[Spambayes] Re: Centralization (was: pedantism)

Thu Feb 6 23:42:10 EST 2003

Neale, here is the text of some messages that deal with various aspects of 
centralization of classification and message handling in spambayes.  It's a 
bit of reading, but the gist is that training, classification, and message 
handling should be done in one place regardless of what front-end is being 
integrated, and that the current Corpus and storage modules do not meet the 
bill, particularly for outlook.  This is because the paradigm that's being 
used in corpus is has a fairly serious impedance mismatch with outlook's 
message storage mechanism.  When I did the corpus stuff, it was particularly 
to support the pop3proxy.  I think now is the time to really rethink the 
abstractions involved, and make it work correctly for all clients we now have, 
and position it for whatever will come along... I'm already thinking about 
Lotus Notes, for instance.  Here ya go, tell me what you think...  - TimS

Neale Pickett <neale at woozle.org> wrote:

Mark Hammond wrote:

I tend to filter the Python zen thusly:

% python -c "import this" | grep purity
Although practicality beats purity.

However, I have tried to think a little about what a generic system would
look like.  For example, I tried to create a generic "message" object
family:

class MsgStore:
    def Close(self):
    def GetFolderGenerator(self, folder_ids, include_sub):
    def GetFolder(self, folder_id):
    def GetMessage(self, message_id):

class MsgStoreFolder:
    def GetMessageGenerator(self, folder):

class MsgStoreMsg:
    def GetEmailPackageObject(self, strip_mime_headers=True):
        # Return a "read-only" Python email package object
        # "read-only" in that changes will never be reflected to the real
store.
        raise NotImplementedError
    def SetField(self, name, value):
        # Abstractly set a user field name/id to a field value.
        # User field is for the user to see - status/internal fields
        # should get their own methods
        raise NotImplementedError
    def GetField(self, name):
        # Abstractly get a user field name/id to a field value.
        raise NotImplementedError
    def Save(self):
        # Save changes after field changes.
        raise NotImplementedError
    def MoveTo(self, folder_id):
        # Move the message to a folder.
        raise NotImplementedError
    def CopyTo(self, folder_id):
        # Copy the message to a folder.
        raise NotImplementedError

The essence of our training code is then:

def train_folder( f, isspam, mgr, progress):
    # fancy progress reporting code omitted
    for message in f.GetMessageGenerator():
        train_message(message, isspam, mgr)

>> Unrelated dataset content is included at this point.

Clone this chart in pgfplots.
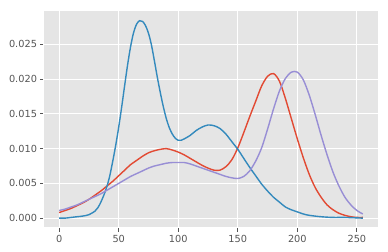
\documentclass[border=0pt]{standalone}
\usepackage{pgfplots}
\pgfplotsset{compat=1.18}
\usepackage{fontspec}
\setmainfont{DejaVu Sans}
\definecolor{bgc}{HTML}{E5E5E5}
\definecolor{c1}{HTML}{E24A33}
\definecolor{c2}{HTML}{348ABD}
\definecolor{c3}{HTML}{988ED5}
\definecolor{tickc}{HTML}{555555}
\begin{document}
\begin{tikzpicture}
\begin{axis}[
  scale only axis,
  width=334bp, height=217bp,
  xmin=-12.75, xmax=267.75,
  ymin=-0.00142, ymax=0.0298,
  xtick={0,50,100,150,200,250},
  ytick={0,0.005,0.01,0.015,0.02,0.025},
  scaled y ticks=false,
  yticklabel style={/pgf/number format/.cd, fixed, fixed zerofill, precision=3},
  /pgf/number format/assume math mode=true,
  ticklabel style={font=\fontsize{9.8}{11}\selectfont, text=tickc},
  axis background/.style={fill=bgc},
  axis line style={draw=white, line width=1bp},
  grid=major,
  major grid style={white, line width=0.8bp},
  tick align=outside,
  major tick length=3.5bp,
  tick style={tickc, line width=0.8bp},
  xtick pos=bottom, ytick pos=left,
  every axis plot/.append style={line width=1.4bp, smooth, tension=0.5, no markers},
]
\addplot[c1] coordinates {
(0,0.0008) (5,0.0011) (10,0.0014) (15,0.0018) (20,0.0022) (25,0.0027)
(30,0.0033) (35,0.0039) (40,0.0046) (45,0.0053) (50,0.0061) (55,0.0069)
(60,0.0077) (65,0.0083) (70,0.0089) (75,0.0094) (80,0.0097) (85,0.0099)
(90,0.0100) (95,0.0098) (100,0.0095) (105,0.0091) (110,0.0086) (115,0.0081)
(120,0.0076) (125,0.0072) (130,0.0069) (135,0.0069) (140,0.0074) (145,0.0084)
(150,0.0101) (155,0.0123) (160,0.0146) (165,0.0168) (170,0.0190) (175,0.0204)
(180,0.0208) (185,0.0197) (190,0.0172) (195,0.0143) (200,0.0114) (205,0.0087)
(210,0.0063) (215,0.0044) (220,0.0030) (225,0.0019) (230,0.0012) (235,0.0007)
(240,0.0004) (245,0.0002) (250,0.0001) (255,0.0001)};
\addplot[c2] coordinates {
(0,0.0000) (5,0.0000) (10,0.0001) (15,0.0002) (20,0.0003) (25,0.0005)
(30,0.0010) (32.5,0.0015) (35,0.0023) (37.5,0.0033) (40,0.0045) (42.5,0.0061)
(45,0.0082) (47.5,0.0105) (50,0.0131) (52.5,0.0160) (55,0.0191) (57.5,0.0221)
(60,0.0247) (62.5,0.0267) (65,0.0279) (67.5,0.0284) (70,0.0283) (72.5,0.0277)
(75,0.0266) (77.5,0.0249) (80,0.0226) (82.5,0.0202) (85,0.0180) (87.5,0.0160)
(90,0.0143) (92.5,0.0130) (95,0.0121) (97.5,0.0115) (100,0.0112) (102.5,0.0112)
(105,0.0114) (110,0.0119) (115,0.0126)
(120,0.0131) (125,0.0134) (130,0.0133) (135,0.0129) (140,0.0121) (145,0.0110)
(150,0.0099) (155,0.0086) (160,0.0073) (165,0.0061) (170,0.0049) (175,0.0039)
(180,0.0030) (185,0.0023) (190,0.0016) (195,0.0012) (200,0.0009) (205,0.0006)
(210,0.0004) (220,0.0002) (230,0.0001) (240,0.0001) (255,0.0000)};
\addplot[c3] coordinates {
(0,0.0011) (5,0.0013) (10,0.0016) (15,0.0019) (20,0.0023) (25,0.0027)
(30,0.0031) (35,0.0035) (40,0.0040) (45,0.0045) (50,0.0050) (55,0.0055)
(60,0.0060) (65,0.0064) (70,0.0068) (75,0.0072) (80,0.0075) (85,0.0077)
(90,0.0079) (95,0.0080) (100,0.0080) (105,0.0080) (110,0.0078) (115,0.0075)
(120,0.0072) (125,0.0069) (130,0.0066) (135,0.0063) (140,0.0060) (145,0.0058)
(150,0.0057) (155,0.0060) (160,0.0068) (165,0.0082) (170,0.0101) (175,0.0128)
(180,0.0157) (185,0.0183) (190,0.0201) (195,0.0210) (200,0.0210) (205,0.0199)
(210,0.0177) (215,0.0149) (220,0.0119) (225,0.0091) (230,0.0066) (235,0.0046)
(240,0.0030) (245,0.0019) (250,0.0011) (255,0.0006)};
\end{axis}
\pgfresetboundingbox
\path (current axis.south west) ++(-44bp,-24bp) coordinate (bl);
\path (current axis.north east) ++(10bp,11bp) coordinate (tr);
\path (bl) rectangle (tr);
\end{tikzpicture}
\end{document}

def train_message(msg, is_spam, mgr):
    # Train an individual message.
    # Returns True if newly added (message will be correctly
    # untrained if it was in the wrong category), False if already
    # in the correct category.  Catch your own damn exceptions.
    from tokenizer import tokenize
    stream = msg.GetEmailPackageObject()
    tokens = tokenize(stream)
    # Handle we may have already been trained.
    was_spam = mgr.message_db.get(msg.searchkey)
    if was_spam is None:
        # never previously trained.
        pass
    elif was_spam == is_spam:
        # Already in DB - do nothing (full retrain will wipe msg db)
        # leave now.
        return False
    else:
        mgr.bayes.unlearn(tokens, was_spam, False)
    # OK - setup the new data.
    mgr.bayes.learn(tokens, is_spam, False)
    mgr.message_db[msg.searchkey] = is_spam
    mgr.bayes_dirty = True
    return True

As Tim says, not much Outlook specific here (some - eg, "msg.searchkey" -
but nothing too painful)

Mark.

Mark Hammond wrote:

I think that the classes I posted a while ago suffer from the exact reverse
problem as your idea.  My idea was to make a "message store" that is largely
independent of training.  I believe the problem with your design is that it
deals with the training at the expense of the message store.

Obviously, but worth mentioning, is that there are competing interests here.
My focus is towards clients, and specifically the outlook one (if there were
more clients I would be happy to think of them too <wink>).  Alot of the
focus of this group is towards admins rather than individuals (which is just
fine!)  But it seems the current thinking is of a corpus as being a fairly
static, well-controlled set of messages used almost purely for training
purposes.

For client programs, this may not be practical.  The corpus is a more
dynamic set of messages - and worse, actually *is* the user's set of
messages rather than a collection of message copies.

For example, "moving" a message in a corpus may actually mean moving the
message in the user's real inbox.  This may or may not be what is intended -
a corpus "move" operation is more about changing a message's classification
than it is about physically moving pieces of mail around.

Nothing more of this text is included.